Estate Planning Basics

Estate Planning is frequently equated with tax planning, especially by the wealthy to reduce the amount owed to federal and state governments at death.  Estate planning is much more than tax planning.  Good planning covers distribution of your world goods, whether owned in your own name or jointly with someone else.  Good estate planning also allows you to designate the people who should make financial and health care decisions on your behalf if you are not able to.  Injury, illness or complete incapacity is more likely to happen unexpectedly, and if you are not competent, it is too late to plan.

A basic estate plan consists of a will, a durable financial power of attorney and an advance medical directive. 

  • A will allows you to designate who will receive your worldly goods (and who will not through the process of disinheriting).   This is particularly important if the case of a couple with children from previous marriages.  Every state has its own laws on who inherits when there is no will.  It can be a very unpleasant surprise when the first spouse dies, and the survivor learns he is entitled to one-third of the estate, while a grown child from a previous marriage inherits the rest.  
  • A durable financial power of attorney permits you to designate the person you want to manage your financial affairs if you are temporarily or permanently incapacitated.  It is “durable” because it remains valid, even if you are incapacitated.
  • An Advance Medical Directive contains your health care power of attorney to designate who can make medical decisions and consult with your care givers if you are unable to manage your own care, and a Living Will in which you express your preferences for medical care if you are unable to communicate, and for end of life medical treatment that you want or specifically do not want.  The third component of the Advance directive is the HIPAA Privacy Authorization in which you designate which people should have access to your health care records.
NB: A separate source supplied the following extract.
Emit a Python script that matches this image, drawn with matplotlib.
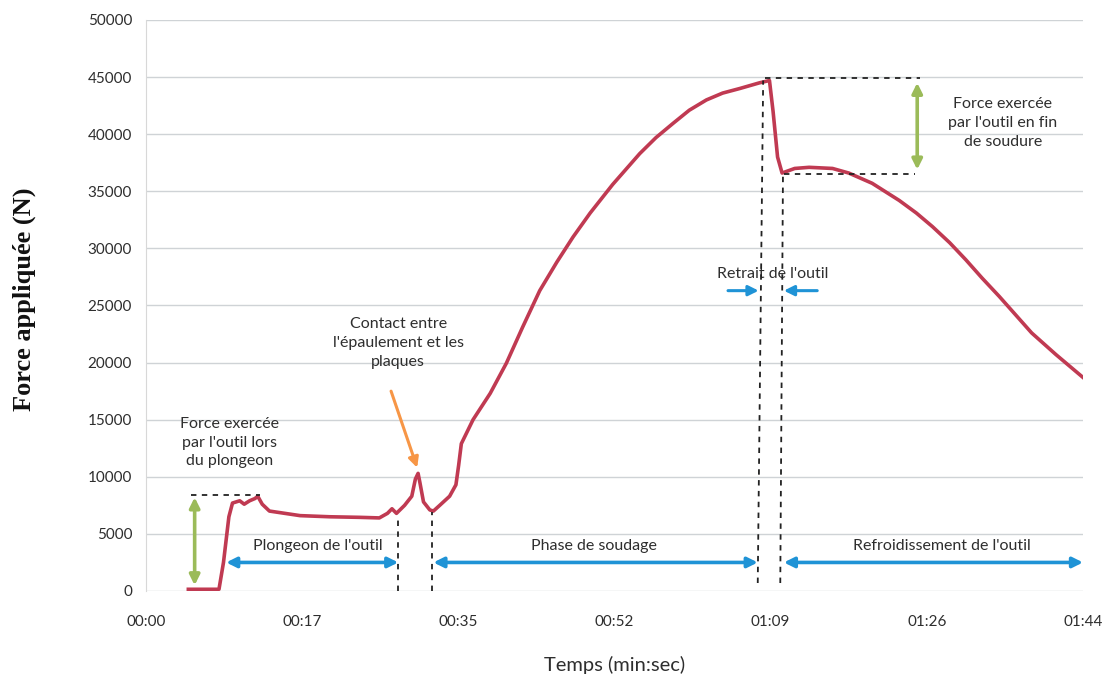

As people’s lives become more complex, so does the estate plan.  Parents of minor children need to decide who should be the guardian of the children if neither of them are able, and then name the guardian in both a Will and a power of attorney, covering the need for guardianship in case of death and incapacity.

It is important to note that a Will controls the disposition only of assets you own solely in your own name.  Assets owned jointly with another person pass to the survivor by rights of survivorship.   A “Pay on Death” or “Transfer on Death” (POD/TOD) designation transfers ownership to the named designee.  Life insurance, and retirement plans such as 401(k), IRA and annuities pass to beneficiaries who have been formally named on a beneficiary designation form.   It is important to review beneficiary designations periodically, especially if you experience a major life change such as marriage, divorce, birth of a child or death of a spouse.  Although it may seem unfair, an ex-spouse named as beneficiary of a 401(k) will receive the account if the beneficiary designation is not changed.